## THE TASK
All of the lines below are to be transcribed faithfully, with pictures excluded from the copy.

## RECORDED INFORMATION
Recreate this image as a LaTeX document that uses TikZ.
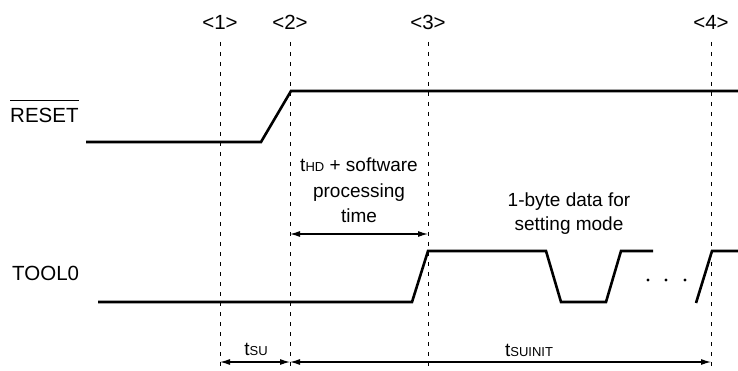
\documentclass[tikz,border=0pt]{standalone}
\usepackage{fontspec}
\setmainfont{Liberation Sans}
\usetikzlibrary{arrows.meta}
\newcommand{\subtxt}[1]{{\fontsize{13}{13}\selectfont #1}}
\begin{document}
\begin{tikzpicture}[x=1pt,y=-1pt,
  sig/.style={line width=2.6pt, line join=miter},
  guide/.style={line width=1pt, dash pattern=on 4pt off 6pt},
  dim/.style={line width=1.1pt, {Latex[length=10pt,width=6pt]}-{Latex[length=10pt,width=6pt]}},
  lbl/.style={font=\fontsize{20.5}{24}\selectfont, inner sep=0pt, anchor=base},
  ann/.style={font=\fontsize{19}{23}\selectfont, inner sep=0pt, anchor=base}]
\useasboundingbox (0,0) rectangle (738,371);

% guide lines
\coordinate (g1t) at (220,42); \coordinate (g1b) at (220,366);
\coordinate (g2t) at (290,42); \coordinate (g2b) at (290,369);
\coordinate (g3t) at (428,42); \coordinate (g3b) at (428,369);
\coordinate (g4t) at (711,42); \coordinate (g4b) at (711,369);
\draw[guide] (g1t) -- (g1b);
\draw[guide] (g2t) -- (g2b);
\draw[guide] (g3t) -- (g3b);
\draw[guide] (g4t) -- (g4b);

% marker labels
\node[lbl] (m1) at (220,30) {<1>};
\node[lbl] (m2) at (290,30) {<2>};
\node[lbl] (m3) at (428,30) {<3>};
\node[lbl] (m4) at (711,30) {<4>};

% signal names
\node[lbl, anchor=base west] (reset) at (10,123) {RESET};
\draw[line width=0.9pt] ([yshift=8pt]reset.north west) -- ([yshift=8pt]reset.north east);
\node[lbl, anchor=base west] (tool) at (12,280) {TOOL0};

% waveforms
\draw[sig] (86,142) -- (261,142) -- (291,91) -- (738,91);
\draw[sig] (98,302) -- (412,302) -- (428,251) -- (546,251) -- (561,302) -- (606,302) -- (621,251) -- (653,251);
\draw[sig] (696,303) -- (712,251) -- (738,251);
\fill (648,280) circle (1.6pt);
\fill (666,280) circle (1.6pt);
\fill (685,280) circle (1.6pt);

% dimension arrows
\coordinate (a2) at (290,234); \coordinate (a3) at (428,234);
\draw[dim] (a2) -- (a3);
\coordinate (b1) at (220,362); \coordinate (b2) at (290,362); \coordinate (b4) at (711,362);
\draw[dim] (b1) -- (b2);
\draw[dim] (b2) -- (b4);

% annotations
\node[ann] (thd) at (359,172) {t\subtxt{HD} + software};
\node[ann] (proc) at (359,198) {processing};
\node[ann] (time) at (359,223) {time};
\node[ann] (byte) at (569,207) {1-byte data for};
\node[ann] (mode) at (569,231) {setting mode};
\node[ann] (tsu) at (256,355) {t\subtxt{SU}};
\node[ann] (tsuinit) at (529,356) {t\subtxt{SUINIT}};
\end{tikzpicture}
\end{document}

## COMPLETE OUTPUT
Recreate this image as a LaTeX document that uses TikZ.
\documentclass[tikz,border=0pt]{standalone}
\usepackage{fontspec}
\setmainfont{Liberation Sans}
\usetikzlibrary{arrows.meta}
\newcommand{\subtxt}[1]{{\fontsize{13}{13}\selectfont #1}}
\begin{document}
\begin{tikzpicture}[x=1pt,y=-1pt,
  sig/.style={line width=2.6pt, line join=miter},
  guide/.style={line width=1pt, dash pattern=on 4pt off 6pt},
  dim/.style={line width=1.1pt, {Latex[length=10pt,width=6pt]}-{Latex[length=10pt,width=6pt]}},
  lbl/.style={font=\fontsize{20.5}{24}\selectfont, inner sep=0pt, anchor=base},
  ann/.style={font=\fontsize{19}{23}\selectfont, inner sep=0pt, anchor=base}]
\useasboundingbox (0,0) rectangle (738,371);

% guide lines
\coordinate (g1t) at (220,42); \coordinate (g1b) at (220,366);
\coordinate (g2t) at (290,42); \coordinate (g2b) at (290,369);
\coordinate (g3t) at (428,42); \coordinate (g3b) at (428,369);
\coordinate (g4t) at (711,42); \coordinate (g4b) at (711,369);
\draw[guide] (g1t) -- (g1b);
\draw[guide] (g2t) -- (g2b);
\draw[guide] (g3t) -- (g3b);
\draw[guide] (g4t) -- (g4b);

% marker labels
\node[lbl] (m1) at (220,30) {<1>};
\node[lbl] (m2) at (290,30) {<2>};
\node[lbl] (m3) at (428,30) {<3>};
\node[lbl] (m4) at (711,30) {<4>};

% signal names
\node[lbl, anchor=base west] (reset) at (10,123) {RESET};
\draw[line width=0.9pt] ([yshift=8pt]reset.north west) -- ([yshift=8pt]reset.north east);
\node[lbl, anchor=base west] (tool) at (12,280) {TOOL0};

% waveforms
\draw[sig] (86,142) -- (261,142) -- (291,91) -- (738,91);
\draw[sig] (98,302) -- (412,302) -- (428,251) -- (546,251) -- (561,302) -- (606,302) -- (621,251) -- (653,251);
\draw[sig] (696,303) -- (712,251) -- (738,251);
\fill (648,280) circle (1.6pt);
\fill (666,280) circle (1.6pt);
\fill (685,280) circle (1.6pt);

% dimension arrows
\coordinate (a2) at (290,234); \coordinate (a3) at (428,234);
\draw[dim] (a2) -- (a3);
\coordinate (b1) at (220,362); \coordinate (b2) at (290,362); \coordinate (b4) at (711,362);
\draw[dim] (b1) -- (b2);
\draw[dim] (b2) -- (b4);

% annotations
\node[ann] (thd) at (359,172) {t\subtxt{HD} + software};
\node[ann] (proc) at (359,198) {processing};
\node[ann] (time) at (359,223) {time};
\node[ann] (byte) at (569,207) {1-byte data for};
\node[ann] (mode) at (569,231) {setting mode};
\node[ann] (tsu) at (256,355) {t\subtxt{SU}};
\node[ann] (tsuinit) at (529,356) {t\subtxt{SUINIT}};
\end{tikzpicture}
\end{document}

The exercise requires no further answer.